◆ EXERCISE REQUIREMENTS
Gather each line of the entries below that includes "picture".

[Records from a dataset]
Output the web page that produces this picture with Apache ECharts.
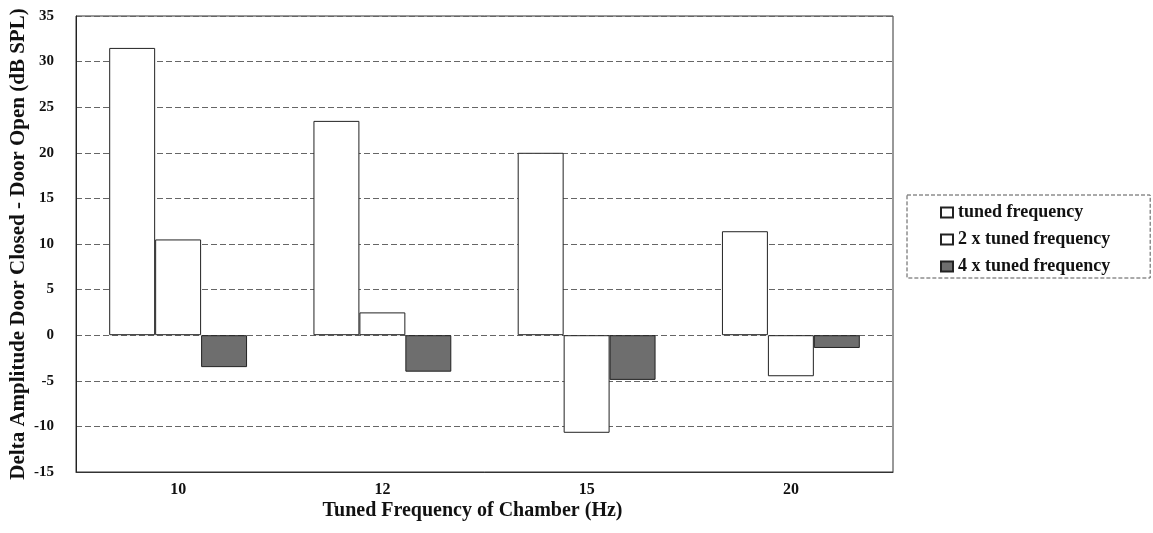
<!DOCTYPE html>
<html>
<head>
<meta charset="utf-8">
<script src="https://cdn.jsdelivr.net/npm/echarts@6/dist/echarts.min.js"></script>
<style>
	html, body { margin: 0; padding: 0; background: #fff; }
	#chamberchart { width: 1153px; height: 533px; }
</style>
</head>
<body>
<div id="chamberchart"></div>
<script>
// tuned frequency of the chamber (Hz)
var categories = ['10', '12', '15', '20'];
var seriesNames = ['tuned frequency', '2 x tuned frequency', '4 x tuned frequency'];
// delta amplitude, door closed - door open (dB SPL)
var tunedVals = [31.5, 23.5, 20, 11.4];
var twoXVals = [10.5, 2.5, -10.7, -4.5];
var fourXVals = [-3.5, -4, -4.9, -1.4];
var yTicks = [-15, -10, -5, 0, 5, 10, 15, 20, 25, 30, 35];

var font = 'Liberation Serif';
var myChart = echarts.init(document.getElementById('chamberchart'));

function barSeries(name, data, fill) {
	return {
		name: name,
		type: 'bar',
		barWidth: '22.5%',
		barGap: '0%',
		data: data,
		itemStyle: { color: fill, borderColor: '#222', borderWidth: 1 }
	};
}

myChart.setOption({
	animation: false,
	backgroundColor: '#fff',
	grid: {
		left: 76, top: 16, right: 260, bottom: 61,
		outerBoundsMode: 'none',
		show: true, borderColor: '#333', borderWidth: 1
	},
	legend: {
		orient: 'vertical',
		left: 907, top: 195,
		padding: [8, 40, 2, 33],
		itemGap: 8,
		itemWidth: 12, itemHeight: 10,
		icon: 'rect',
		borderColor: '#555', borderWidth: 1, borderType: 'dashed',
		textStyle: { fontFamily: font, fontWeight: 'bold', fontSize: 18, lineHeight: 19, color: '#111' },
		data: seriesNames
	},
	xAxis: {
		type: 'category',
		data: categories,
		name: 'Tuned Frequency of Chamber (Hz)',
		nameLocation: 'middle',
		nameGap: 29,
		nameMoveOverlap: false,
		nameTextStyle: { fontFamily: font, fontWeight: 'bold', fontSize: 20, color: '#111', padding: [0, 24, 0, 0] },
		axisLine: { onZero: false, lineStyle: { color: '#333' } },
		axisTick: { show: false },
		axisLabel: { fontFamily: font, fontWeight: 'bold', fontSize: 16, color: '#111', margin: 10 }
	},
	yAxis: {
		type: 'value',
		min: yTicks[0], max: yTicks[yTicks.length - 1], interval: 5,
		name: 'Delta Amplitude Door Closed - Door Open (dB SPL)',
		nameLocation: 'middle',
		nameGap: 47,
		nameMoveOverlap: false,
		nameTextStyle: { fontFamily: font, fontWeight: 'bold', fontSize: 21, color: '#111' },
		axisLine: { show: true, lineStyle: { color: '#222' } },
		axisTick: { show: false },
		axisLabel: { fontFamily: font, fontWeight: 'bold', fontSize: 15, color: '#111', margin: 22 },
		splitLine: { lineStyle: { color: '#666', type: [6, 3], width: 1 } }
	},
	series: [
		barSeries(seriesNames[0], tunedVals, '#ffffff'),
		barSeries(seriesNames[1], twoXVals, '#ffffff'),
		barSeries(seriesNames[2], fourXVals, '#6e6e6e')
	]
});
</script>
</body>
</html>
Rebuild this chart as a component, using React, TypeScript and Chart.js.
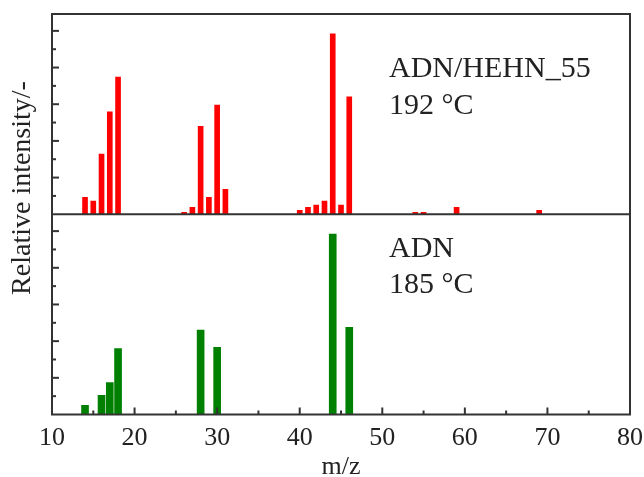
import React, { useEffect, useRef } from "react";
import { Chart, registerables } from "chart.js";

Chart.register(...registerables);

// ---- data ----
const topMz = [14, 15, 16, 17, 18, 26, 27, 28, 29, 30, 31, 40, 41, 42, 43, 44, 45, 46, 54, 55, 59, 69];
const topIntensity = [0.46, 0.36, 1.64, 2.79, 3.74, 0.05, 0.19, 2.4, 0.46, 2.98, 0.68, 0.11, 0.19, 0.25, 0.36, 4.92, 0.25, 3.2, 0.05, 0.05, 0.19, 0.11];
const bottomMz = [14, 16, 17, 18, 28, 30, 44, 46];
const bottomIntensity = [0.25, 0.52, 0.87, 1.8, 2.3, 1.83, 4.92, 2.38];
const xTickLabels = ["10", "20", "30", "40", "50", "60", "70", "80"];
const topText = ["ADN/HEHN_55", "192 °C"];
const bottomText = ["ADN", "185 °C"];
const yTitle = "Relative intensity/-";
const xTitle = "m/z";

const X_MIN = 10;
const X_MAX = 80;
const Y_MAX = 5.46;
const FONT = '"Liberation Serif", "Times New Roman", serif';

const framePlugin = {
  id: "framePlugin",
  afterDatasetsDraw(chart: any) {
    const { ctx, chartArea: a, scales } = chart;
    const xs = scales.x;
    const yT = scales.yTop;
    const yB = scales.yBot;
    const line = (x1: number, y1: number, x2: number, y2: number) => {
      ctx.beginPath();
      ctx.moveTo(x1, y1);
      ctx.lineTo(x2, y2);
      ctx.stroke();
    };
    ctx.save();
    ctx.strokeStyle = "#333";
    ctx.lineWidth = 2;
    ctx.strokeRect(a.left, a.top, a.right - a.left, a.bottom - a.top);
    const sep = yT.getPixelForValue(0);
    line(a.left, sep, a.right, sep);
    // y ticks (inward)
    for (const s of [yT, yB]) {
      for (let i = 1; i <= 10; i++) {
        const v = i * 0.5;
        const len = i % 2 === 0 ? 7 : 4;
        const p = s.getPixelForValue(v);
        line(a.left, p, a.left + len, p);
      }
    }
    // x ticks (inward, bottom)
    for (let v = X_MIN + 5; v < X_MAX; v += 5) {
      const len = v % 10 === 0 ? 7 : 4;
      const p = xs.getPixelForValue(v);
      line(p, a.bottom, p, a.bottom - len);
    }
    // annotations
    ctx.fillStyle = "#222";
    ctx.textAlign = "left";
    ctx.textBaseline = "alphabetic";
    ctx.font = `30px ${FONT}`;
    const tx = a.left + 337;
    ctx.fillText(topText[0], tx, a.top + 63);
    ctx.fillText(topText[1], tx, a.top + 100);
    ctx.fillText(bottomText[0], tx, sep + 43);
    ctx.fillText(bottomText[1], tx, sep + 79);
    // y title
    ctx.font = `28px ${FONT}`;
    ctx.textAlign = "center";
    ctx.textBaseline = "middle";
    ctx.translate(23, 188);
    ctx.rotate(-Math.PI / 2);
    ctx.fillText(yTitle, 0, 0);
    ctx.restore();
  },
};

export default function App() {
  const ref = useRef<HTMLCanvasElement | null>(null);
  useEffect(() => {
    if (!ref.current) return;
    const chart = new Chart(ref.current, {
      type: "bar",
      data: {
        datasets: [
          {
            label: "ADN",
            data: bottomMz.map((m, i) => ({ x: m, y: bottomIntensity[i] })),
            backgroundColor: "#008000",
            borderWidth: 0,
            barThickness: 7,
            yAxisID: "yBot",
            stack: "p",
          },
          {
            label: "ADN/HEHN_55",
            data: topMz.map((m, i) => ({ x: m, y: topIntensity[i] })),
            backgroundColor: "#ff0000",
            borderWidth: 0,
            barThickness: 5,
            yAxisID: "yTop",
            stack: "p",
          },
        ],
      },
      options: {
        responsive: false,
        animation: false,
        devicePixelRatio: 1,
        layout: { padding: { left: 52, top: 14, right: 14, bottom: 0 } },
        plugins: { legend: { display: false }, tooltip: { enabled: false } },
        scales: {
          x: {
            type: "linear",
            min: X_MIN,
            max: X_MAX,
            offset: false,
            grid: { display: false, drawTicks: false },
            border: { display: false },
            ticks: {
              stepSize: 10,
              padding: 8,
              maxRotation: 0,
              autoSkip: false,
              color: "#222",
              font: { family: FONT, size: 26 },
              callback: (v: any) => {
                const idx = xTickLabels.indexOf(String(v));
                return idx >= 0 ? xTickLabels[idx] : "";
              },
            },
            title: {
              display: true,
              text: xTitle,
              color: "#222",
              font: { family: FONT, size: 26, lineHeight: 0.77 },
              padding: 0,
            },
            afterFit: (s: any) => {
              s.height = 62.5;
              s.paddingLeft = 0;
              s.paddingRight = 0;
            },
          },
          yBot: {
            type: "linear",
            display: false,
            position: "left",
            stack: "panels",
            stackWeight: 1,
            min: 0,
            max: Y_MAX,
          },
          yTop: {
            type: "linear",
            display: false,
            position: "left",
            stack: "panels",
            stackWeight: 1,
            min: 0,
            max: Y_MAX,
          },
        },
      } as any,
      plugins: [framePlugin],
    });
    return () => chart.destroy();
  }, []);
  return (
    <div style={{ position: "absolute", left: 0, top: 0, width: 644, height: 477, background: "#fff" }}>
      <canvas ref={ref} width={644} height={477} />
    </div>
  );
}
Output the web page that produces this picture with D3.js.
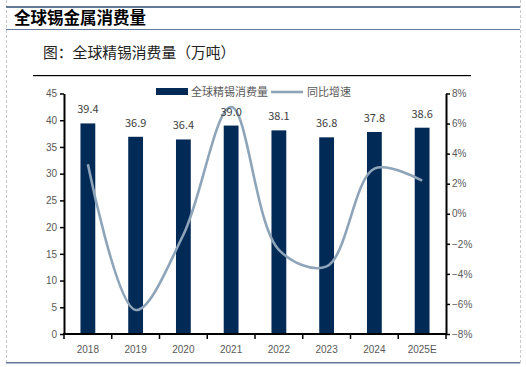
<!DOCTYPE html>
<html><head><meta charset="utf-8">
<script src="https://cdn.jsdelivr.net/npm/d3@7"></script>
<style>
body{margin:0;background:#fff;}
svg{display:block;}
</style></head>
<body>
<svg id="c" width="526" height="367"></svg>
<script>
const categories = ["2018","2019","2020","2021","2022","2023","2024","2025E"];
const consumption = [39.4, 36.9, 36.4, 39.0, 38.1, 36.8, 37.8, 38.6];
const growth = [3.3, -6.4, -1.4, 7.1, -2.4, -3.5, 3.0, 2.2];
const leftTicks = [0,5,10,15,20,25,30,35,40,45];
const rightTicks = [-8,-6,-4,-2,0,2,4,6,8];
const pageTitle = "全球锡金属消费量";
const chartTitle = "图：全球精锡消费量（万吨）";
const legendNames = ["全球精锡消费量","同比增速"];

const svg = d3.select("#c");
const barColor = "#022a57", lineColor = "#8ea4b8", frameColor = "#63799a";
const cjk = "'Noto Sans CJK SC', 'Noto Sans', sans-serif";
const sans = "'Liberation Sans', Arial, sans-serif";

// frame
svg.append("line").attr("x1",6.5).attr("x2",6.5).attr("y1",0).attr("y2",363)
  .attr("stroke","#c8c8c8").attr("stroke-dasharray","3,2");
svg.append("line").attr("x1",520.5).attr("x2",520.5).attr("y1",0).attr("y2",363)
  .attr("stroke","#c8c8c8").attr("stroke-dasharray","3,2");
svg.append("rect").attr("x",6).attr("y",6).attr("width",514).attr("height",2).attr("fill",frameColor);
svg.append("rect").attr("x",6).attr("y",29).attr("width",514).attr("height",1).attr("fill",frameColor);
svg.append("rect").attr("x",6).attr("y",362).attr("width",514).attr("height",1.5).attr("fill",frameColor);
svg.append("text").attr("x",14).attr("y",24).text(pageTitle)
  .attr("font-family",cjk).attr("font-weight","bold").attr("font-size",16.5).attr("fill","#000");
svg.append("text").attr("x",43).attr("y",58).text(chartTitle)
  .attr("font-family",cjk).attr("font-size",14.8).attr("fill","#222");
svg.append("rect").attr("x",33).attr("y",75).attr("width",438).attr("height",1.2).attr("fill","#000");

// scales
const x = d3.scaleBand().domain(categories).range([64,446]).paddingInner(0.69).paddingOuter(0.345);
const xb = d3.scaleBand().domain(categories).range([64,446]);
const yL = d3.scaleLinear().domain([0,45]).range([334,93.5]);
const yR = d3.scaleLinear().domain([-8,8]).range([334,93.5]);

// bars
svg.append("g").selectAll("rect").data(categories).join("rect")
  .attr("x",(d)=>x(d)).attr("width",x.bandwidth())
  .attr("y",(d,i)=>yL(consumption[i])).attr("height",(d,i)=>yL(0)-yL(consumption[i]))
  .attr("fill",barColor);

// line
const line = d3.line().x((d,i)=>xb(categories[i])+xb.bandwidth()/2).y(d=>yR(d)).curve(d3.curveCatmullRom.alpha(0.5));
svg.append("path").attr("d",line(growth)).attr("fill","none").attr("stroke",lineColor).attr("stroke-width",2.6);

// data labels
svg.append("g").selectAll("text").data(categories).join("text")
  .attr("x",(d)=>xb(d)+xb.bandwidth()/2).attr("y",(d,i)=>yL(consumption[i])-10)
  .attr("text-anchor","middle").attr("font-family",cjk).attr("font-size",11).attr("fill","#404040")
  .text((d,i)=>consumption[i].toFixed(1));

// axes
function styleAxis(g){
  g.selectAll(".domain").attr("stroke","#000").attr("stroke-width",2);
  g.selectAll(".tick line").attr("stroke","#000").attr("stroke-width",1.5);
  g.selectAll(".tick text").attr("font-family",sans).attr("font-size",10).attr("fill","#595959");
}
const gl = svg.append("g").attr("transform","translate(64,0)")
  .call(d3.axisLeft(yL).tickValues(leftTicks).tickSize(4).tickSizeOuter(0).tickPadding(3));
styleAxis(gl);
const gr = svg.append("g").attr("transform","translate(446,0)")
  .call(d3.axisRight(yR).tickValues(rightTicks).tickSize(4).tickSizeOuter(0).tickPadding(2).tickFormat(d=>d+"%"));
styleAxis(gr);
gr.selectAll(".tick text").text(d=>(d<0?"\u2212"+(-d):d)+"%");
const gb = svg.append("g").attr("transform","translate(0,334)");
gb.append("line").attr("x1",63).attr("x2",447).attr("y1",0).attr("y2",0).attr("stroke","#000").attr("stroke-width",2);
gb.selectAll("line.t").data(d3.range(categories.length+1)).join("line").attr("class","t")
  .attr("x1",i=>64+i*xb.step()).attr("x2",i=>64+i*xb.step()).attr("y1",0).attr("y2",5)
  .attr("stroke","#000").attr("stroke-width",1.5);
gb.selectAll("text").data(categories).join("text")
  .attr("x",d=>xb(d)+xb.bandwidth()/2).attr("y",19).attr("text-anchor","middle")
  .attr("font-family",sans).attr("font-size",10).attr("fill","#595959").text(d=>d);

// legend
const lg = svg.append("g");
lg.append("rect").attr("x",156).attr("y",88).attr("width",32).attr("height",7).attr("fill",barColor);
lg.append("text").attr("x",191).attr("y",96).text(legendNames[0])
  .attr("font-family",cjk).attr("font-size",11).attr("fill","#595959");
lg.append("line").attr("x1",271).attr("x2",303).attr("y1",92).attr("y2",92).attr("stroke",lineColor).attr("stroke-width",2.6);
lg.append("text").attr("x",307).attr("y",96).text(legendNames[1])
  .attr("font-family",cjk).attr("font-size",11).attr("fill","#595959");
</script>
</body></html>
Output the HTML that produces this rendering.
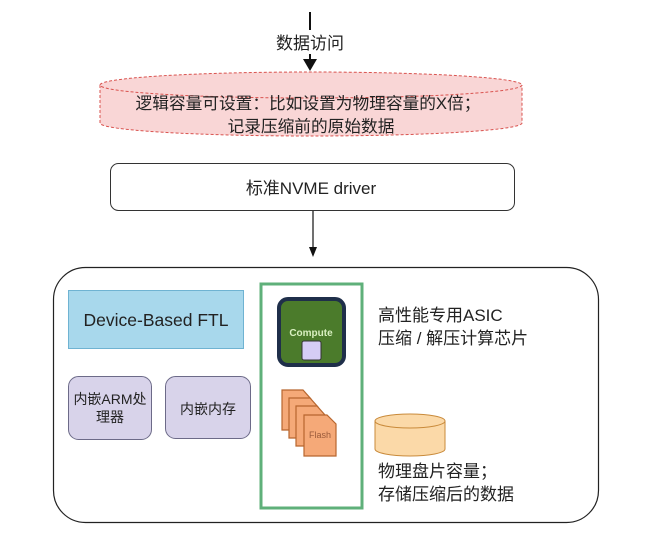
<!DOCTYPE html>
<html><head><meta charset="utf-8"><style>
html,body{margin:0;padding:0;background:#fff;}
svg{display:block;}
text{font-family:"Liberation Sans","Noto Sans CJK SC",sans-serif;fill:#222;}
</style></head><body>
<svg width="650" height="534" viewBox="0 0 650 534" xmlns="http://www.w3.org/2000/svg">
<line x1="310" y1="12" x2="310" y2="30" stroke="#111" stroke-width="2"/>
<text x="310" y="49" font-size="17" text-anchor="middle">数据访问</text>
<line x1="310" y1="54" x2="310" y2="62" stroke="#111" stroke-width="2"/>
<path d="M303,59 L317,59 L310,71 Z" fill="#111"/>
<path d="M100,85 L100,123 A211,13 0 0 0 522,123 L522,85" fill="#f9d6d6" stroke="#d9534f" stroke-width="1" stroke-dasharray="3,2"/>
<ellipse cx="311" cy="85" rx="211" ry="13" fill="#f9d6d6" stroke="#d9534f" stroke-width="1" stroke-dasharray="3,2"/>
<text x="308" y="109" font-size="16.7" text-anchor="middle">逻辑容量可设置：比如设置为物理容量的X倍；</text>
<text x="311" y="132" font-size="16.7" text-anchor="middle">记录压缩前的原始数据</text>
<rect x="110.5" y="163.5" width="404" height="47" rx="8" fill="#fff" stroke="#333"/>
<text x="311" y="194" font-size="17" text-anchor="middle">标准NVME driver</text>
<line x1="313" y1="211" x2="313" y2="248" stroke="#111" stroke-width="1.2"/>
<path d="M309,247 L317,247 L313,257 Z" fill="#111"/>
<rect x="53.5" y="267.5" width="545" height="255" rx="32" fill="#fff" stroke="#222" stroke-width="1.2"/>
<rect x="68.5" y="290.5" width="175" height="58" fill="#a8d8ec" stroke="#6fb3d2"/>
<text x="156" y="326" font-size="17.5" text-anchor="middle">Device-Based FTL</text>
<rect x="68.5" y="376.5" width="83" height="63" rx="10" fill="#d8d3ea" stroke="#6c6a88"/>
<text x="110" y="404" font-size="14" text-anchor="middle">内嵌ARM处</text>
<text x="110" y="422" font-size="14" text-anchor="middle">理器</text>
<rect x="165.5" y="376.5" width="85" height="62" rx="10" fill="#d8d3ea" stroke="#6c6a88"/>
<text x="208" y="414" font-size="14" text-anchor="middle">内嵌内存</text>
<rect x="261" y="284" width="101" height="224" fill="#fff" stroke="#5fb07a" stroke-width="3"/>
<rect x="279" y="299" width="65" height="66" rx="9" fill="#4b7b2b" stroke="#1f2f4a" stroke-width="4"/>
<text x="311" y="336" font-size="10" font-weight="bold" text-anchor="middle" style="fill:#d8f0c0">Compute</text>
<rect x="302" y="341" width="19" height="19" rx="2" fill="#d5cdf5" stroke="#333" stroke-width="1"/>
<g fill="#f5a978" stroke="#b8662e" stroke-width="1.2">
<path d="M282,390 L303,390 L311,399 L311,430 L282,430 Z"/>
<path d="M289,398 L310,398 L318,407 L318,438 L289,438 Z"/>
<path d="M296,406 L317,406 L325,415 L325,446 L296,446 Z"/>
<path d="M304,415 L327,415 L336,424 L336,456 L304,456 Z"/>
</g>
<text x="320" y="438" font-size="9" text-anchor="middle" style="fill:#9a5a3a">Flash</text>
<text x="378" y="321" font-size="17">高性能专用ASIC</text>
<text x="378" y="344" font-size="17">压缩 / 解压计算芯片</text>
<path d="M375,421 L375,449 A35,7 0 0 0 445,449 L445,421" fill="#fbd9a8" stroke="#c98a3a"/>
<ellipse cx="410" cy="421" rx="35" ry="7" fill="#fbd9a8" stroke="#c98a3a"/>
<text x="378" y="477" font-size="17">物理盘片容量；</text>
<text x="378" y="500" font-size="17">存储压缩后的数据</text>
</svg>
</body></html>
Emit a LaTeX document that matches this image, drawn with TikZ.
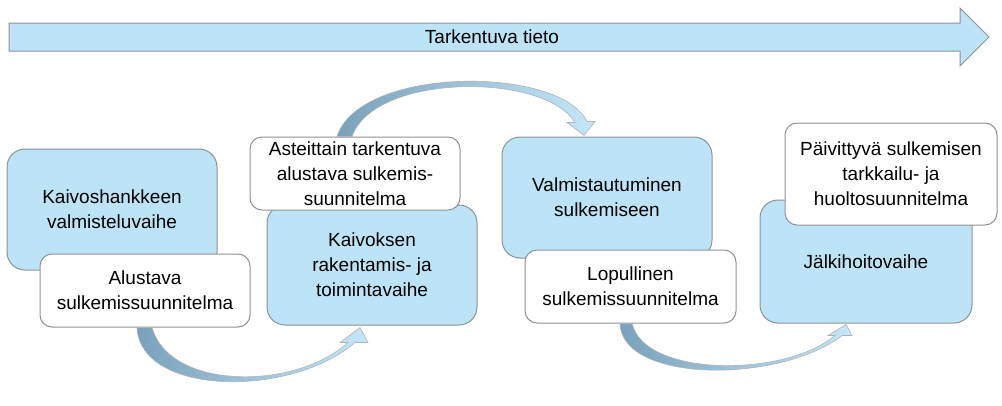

◆ FULL SOLUTION
Output the web page that produces this picture with Apache ECharts.
Output the web page that produces this picture with D3.js.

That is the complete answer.